The impact of SCMs spans scientific disciplines and methodological innovation:

SCMs formalize and underpin the logic of intervention, counterfactual reasoning, and identification in epidemiology, economics, social sciences, and engineering.
The framework has been directly applied to precision medicine (e.g., counterfactual MR imaging for disease modeling (Reinhold et al., 2021)), market dynamics, environmental systems (such as river network hydrology (Engelke et al., 9 Mar 2025, Jiang et al., 12 May 2025)), and causal discovery in neuroscience and biology.

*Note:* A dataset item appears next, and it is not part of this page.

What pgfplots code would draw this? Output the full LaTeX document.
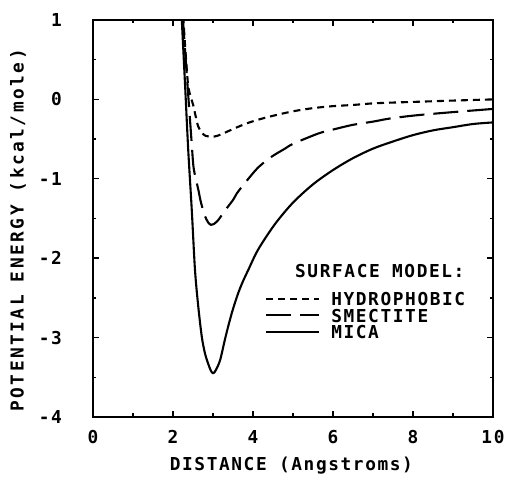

Recent work extends SCM reasoning to individual-level inference (individual causal effect estimation) (Chang, 17 Jun 2025), as well as to new data domains (e.g., benchmark datasets generated via iSCMs to avoid shortcut bias in algorithm evaluation (Ormaniec et al., 17 Jun 2024)).
The theoretical and computational developments in SCMs continue to drive progress in both classical causal statistics and modern data-driven causal representation learning.

SCMs remain a central construct in contemporary causal inference, offering both technical rigor and the flexibility to address a growing array of settings—including those with cycles, feedback, selection bias, extremal behavior, and multi-scale abstraction—supported by a robust body of mathematical theory and a growing ecosystem of methodological extensions.